Improving loyalty and retention.

With machine learning, companies can do a deep dive into customer behavior to identify those who are at a higher risk of churning. This enables organizations to develop and implement next steps designed to target and retain those high-risk customers. The more proactive a company is in this area, the more profitable it will be over time.

Enhancing the hiring process.

When asked about the most difficult part of their job, corporate recruiters and hiring managers almost unanimously list the task of shortlisting qualified candidates for job openings. With dozens and sometimes even hundreds of applicants, sifting through and narrowing down the options can be a monumental task. Machine learning is fundamentally changing the way this process is handled by letting software do the dirty work, quickly identifying and shortlisting those candidates that are the best fit.

Detecting fraud.

Did you know that the average organization loses up to 5% of their total revenues each year due to fraud? Machine learning algorithms can be used to track data and apply pattern recognition to identify anomalies. This can help risk management detect fraudulent transactions in real-time so they can be prevented. This type of “algorithmic security” can also be applied to cybersecurity, leveraging AI to quickly and accurately pinpoint threats so they can be addressed before they are able to do damage.

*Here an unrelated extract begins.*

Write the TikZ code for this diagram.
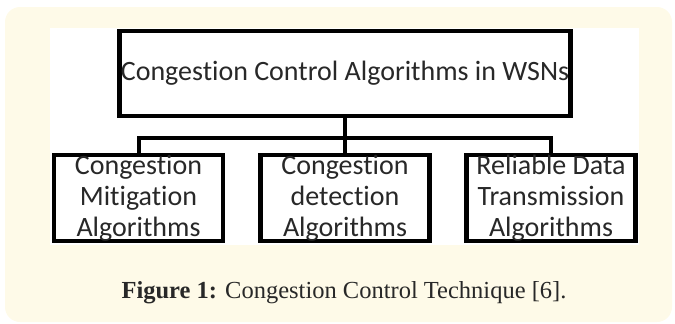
\documentclass[tikz,border=0pt]{standalone}
\usepackage{fontspec}
\setmainfont{Liberation Serif}
\newfontfamily\boxfont[Ligatures={NoCommon}]{Carlito}
\usetikzlibrary{positioning,calc}
\definecolor{mycream}{RGB}{254,250,232}
\definecolor{mytext}{RGB}{40,40,40}

\begin{document}
\begin{tikzpicture}[x=1pt,y=-1pt,
  every node/.style={inner sep=0pt,outer sep=0pt},
  topbox/.style={draw,line width=4.5pt,minimum width=451pt,minimum height=85pt,
    font=\boxfont\fontsize{28}{31}\selectfont,text=mytext},
  subbox/.style={draw,line width=4.5pt,minimum width=169pt,minimum height=85pt,
    align=center,font=\boxfont\fontsize{28}{31}\selectfont,text=mytext},
  link/.style={line width=4pt}
]
\useasboundingbox (0,0) rectangle (675,324);

% the frame
\fill[mycream,rounded corners=15pt] (5,7) rectangle (672,322);
\fill[white] (50,28) rectangle (639,245);

% the root
\node[topbox] (root) at (345,73.5) {Congestion Control Algorithms in WSNs};

% the classes
\node[subbox] (mitig) at (138.5,198) {Congestion\\Mitigation\\Algorithms};
\node[subbox] (detect) at (345,198) {Congestion\\detection\\Algorithms};
\node[subbox] (reliab) at (551,198) {Reliable Data\\Transmission\\Algorithms};

% the edges
\coordinate (bus) at (345,138);
\draw[link] (root.south) -- (detect.north);
\draw[link] (mitig.north) |- (bus) -| (reliab.north);

% the caption
\node[font=\fontsize{24.5}{28}\selectfont,text=mytext,anchor=base] (cap) at (344,298)
  {\textbf{Figure 1:} Congestion Control Technique [6].};
\end{tikzpicture}
\end{document}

Streamlining IT operations.

Another way AI and machine learning are revolutionizing how organizations operate is through intelligent IT automation. Powered by machine learning algorithms, agentless automation and orchestration platforms become force multipliers, driving efficiency and helping enterprises save time on manual and repetitive tasks, accelerate mean time to resolution, and maintain greater control over IT infrastructure.

Want to see machine learning in action? Schedule a free product demo today!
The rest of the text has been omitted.